Per tale proposito Filippo si confida con tale Garello, proponendogli il piano e la divisione del bottino, ma Garello, narra sempre il Moscardo, "benché contadino fosse, dell'onor suo, non solo non acconsentì a quanto era stato da Filippo richiesto, ma ancora il riprese agramente, e con molte parole si sforzò di rimoverlo da quel suo scelerato pensiero...", allora Filippo cercò un altro compagno ed insieme, decisi nel piano sacrilego, ammazzarono Garello e poi di nascosto lo seppellirono.

La notte successiva (10 dicembre 1396) i due furfanti tolsero "i beatissimi copri dalla sepoltura, e postigli in alcuni panni lini, cha a quelli erano stati offerti, e tolte insieme tutte quelle più ricche, e pretiose cose, che poterono portare, vennero alla porta per uscirfuora, quando si levò così brutto, e spaventoso tempo di venti, tuoni, saette, e pioggia mescolata con tempesta, che non fu mai possibile, che potessero uscire, e tante volte quante s'apprestarono alla porta per uscire altre tante dalla furia dei venti furono risospinti adietro".

Intanto i rumori dei venti e dei tuoni svegliarono gli altri guardiani, i quali si rifugiarono spaventati in chiesa per pregare e, trovando i ladri con le mani nel sacco, si fecero restituire le spoglie dei santi e le preziose reliquie lasciandoli andare "senza fargli nocumento alcuno".

Dopo diversi mesi Filippo fu arrestato per altre malefatte, assieme a due compagni, dal Capitano Ziletto de' Ziletti da Milano a Veronella e condotto in città confessò diversi delitti, compreso quello di Garello.

 

Infine per ordine del Podestà Spineta de Spinolis, fu "insieme co' compagni strascinato a coda di cavallo il duodicesimo giorno di giugno dell'anno che seguì (1397) fino a Tomba, e quivi impiccato".

 

La storia di Filippo termina, ma non quella della Chiesa di S. Giacomo che nel 1407 era già in gran parte costruita nella zona presbiteriale. Successivamente, accanto all'edificio religioso fu costruito un convento per i custodi del Santuario (poi monaci Benedettini e successivamente Olivetani).

 

Nel 1411 il Consiglio dei Dodici di Verona incarica quale Rettore di S. Giacomo, Pietro Bertolini, al quale è lasciata l'amministrazione delle elemosine per la prosecuzione dei lavori della chiesa.
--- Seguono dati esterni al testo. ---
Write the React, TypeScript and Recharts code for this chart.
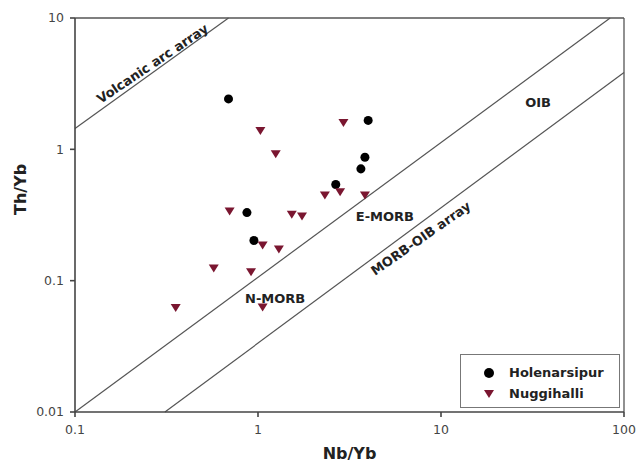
import {
  ReferenceDot,
  ReferenceLine,
  Scatter,
  ScatterChart,
  XAxis,
  YAxis,
} from 'recharts'

const xTicks = [0.1, 1, 10, 100]
const yTicks = [0.01, 0.1, 1, 10]

const holenarsipurNb = [0.69, 0.87, 0.95, 4.0, 3.84, 3.65, 2.66]
const holenarsipurTh = [2.42, 0.33, 0.202, 1.66, 0.87, 0.71, 0.54]

const nuggihalliNb = [1.03, 1.25, 0.7, 1.53, 1.74, 1.06, 1.3, 0.573, 0.916, 0.355, 1.06, 2.93, 2.32, 2.81, 3.84]
const nuggihalliTh = [1.38, 0.916, 0.336, 0.317, 0.308, 0.185, 0.173, 0.124, 0.116, 0.0618, 0.0625, 1.59, 0.445, 0.472, 0.445]

// field boundaries (Pearce-style diagram)
const volcanicArcLine = [{ x: 0.1, y: 1.44 }, { x: 0.69, y: 10 }]
const upperMorbOibLine = [{ x: 0.1, y: 0.01 }, { x: 84, y: 10 }]
const lowerMorbOibLine = [{ x: 0.31, y: 0.01 }, { x: 100, y: 3.85 }]

const fieldLabels = [
  { text: 'OIB', x: 33.9, y: 2.29, angle: 0 },
  { text: 'E-MORB', x: 4.94, y: 0.308, angle: 0 },
  { text: 'N-MORB', x: 1.24, y: 0.073, angle: 0 },
  { text: 'Volcanic arc array', x: 0.265, y: 4.5, angle: -34 },
  { text: 'MORB-OIB array', x: 7.75, y: 0.21, angle: -35 },
]

const holenarsipur = holenarsipurNb.map((nb, i) => ({ nb, th: holenarsipurTh[i] }))
const nuggihalli = nuggihalliNb.map((nb, i) => ({ nb, th: nuggihalliTh[i] }))

const FONT = '"DejaVu Sans", Verdana, sans-serif'
const AXIS_COLOR = '#444'
const LINE_COLOR = '#555'
const TRI_COLOR = '#7a1630'

const DownTriangle = (props: any) => {
  const { cx, cy } = props
  return (
    <path
      d={`M${cx - 5},${cy - 4} L${cx + 5},${cy - 4} L${cx},${cy + 4} Z`}
      fill={TRI_COLOR}
    />
  )
}

const LegendBox = () => (
  <div
    style={{
      position: 'absolute',
      left: 460,
      top: 354,
      border: '1px solid #777',
      width: 160,
      height: 54,
      boxSizing: 'border-box',
      padding: '7px 0 0 22px',
      fontFamily: FONT,
      fontWeight: 700,
      fontSize: 13,
      color: '#222',
      background: '#fff',
    }}
  >
    <div style={{ display: 'flex', alignItems: 'center', height: 21 }}>
      <svg width={12} height={12} style={{ marginRight: 14 }}>
        <circle cx={6} cy={6} r={5} fill="#000" />
      </svg>
      Holenarsipur
    </div>
    <div style={{ display: 'flex', alignItems: 'center', height: 21 }}>
      <svg width={12} height={12} style={{ marginRight: 14 }}>
        <path d="M1,2 L11,2 L6,10 Z" fill={TRI_COLOR} />
      </svg>
      Nuggihalli
    </div>
  </div>
)

export default function App() {
  return (
    <div style={{ position: 'absolute', left: 0, top: 0, width: 637, height: 465, background: '#fff' }}>
      <ScatterChart
        width={637}
        height={465}
        margin={{ top: 18, right: 13, bottom: 23, left: 15 }}
      >
        <XAxis
          type="number"
          dataKey="nb"
          scale="log"
          domain={[0.1, 100]}
          ticks={xTicks}
          allowDataOverflow
          tickFormatter={(v) => String(v)}
          tickSize={5}
          tickMargin={8}
          height={30}
          stroke={AXIS_COLOR}
          strokeWidth={1.6}
          tick={{ fill: '#444', fontSize: 12.5, fontFamily: FONT }}
          label={{
            value: 'Nb/Yb',
            position: 'insideBottom',
            offset: -17,
            fill: '#222',
            fontSize: 16,
            fontWeight: 700,
            fontFamily: FONT,
          }}
        />
        <YAxis
          type="number"
          dataKey="th"
          scale="log"
          domain={[0.01, 10]}
          ticks={yTicks}
          allowDataOverflow
          tickFormatter={(v) => String(v)}
          tickSize={5}
          tickMargin={6}
          width={60}
          stroke={AXIS_COLOR}
          strokeWidth={1.6}
          tick={{ fill: '#444', fontSize: 12.5, fontFamily: FONT }}
          label={{
            value: 'Th/Yb',
            angle: -90,
            position: 'insideLeft',
            offset: 5,
            fill: '#222',
            fontSize: 16,
            fontWeight: 700,
            fontFamily: FONT,
          }}
        />
        <ReferenceLine y={10} stroke={LINE_COLOR} strokeWidth={1.3} />
        <ReferenceLine x={100} stroke={LINE_COLOR} strokeWidth={1.3} />
        <ReferenceLine segment={volcanicArcLine} stroke={LINE_COLOR} strokeWidth={1.2} />
        <ReferenceLine segment={upperMorbOibLine} stroke={LINE_COLOR} strokeWidth={1.2} />
        <ReferenceLine segment={lowerMorbOibLine} stroke={LINE_COLOR} strokeWidth={1.2} />
        {fieldLabels.map((f) => (
          <ReferenceDot
            key={f.text}
            x={f.x}
            y={f.y}
            r={0}
            fill="none"
            stroke="none"
            label={{
              value: f.text,
              position: 'center',
              angle: f.angle,
              fill: '#222',
              fontSize: 13,
              fontWeight: 700,
              fontFamily: FONT,
            }}
          />
        ))}
        <Scatter
          name="Holenarsipur"
          data={holenarsipur}
          fill="#000"
          shape="circle"
          isAnimationActive={false}
        />
        <Scatter
          name="Nuggihalli"
          data={nuggihalli}
          fill={TRI_COLOR}
          shape={DownTriangle}
          isAnimationActive={false}
        />
      </ScatterChart>
      <LegendBox />
    </div>
  )
}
Ma poco dopo, il Pontefice Gregorio XII pose delle riserve sulla autenticità delle spoglie dei santi e sui miracoli avvenuti, contribuendo quindi a far diminuire l'entusiasmo, il fervore religioso e le donazioni in denaro, fino alla chiusura del cantiere.

 

Successivamente la parte costruita viene tamponata e chiusa proprio come appare oggi ai nostri occhi. Del resto bisogna dire che negli anni successivi al ritrovamento dei corpi dei Ss. Giacomo e Filippo, in molti misero in dubbio la loro autenticità, visto che il corpo di S. Giacomo Apostolo era già da anni venerato nella città di Compostella in Spagna.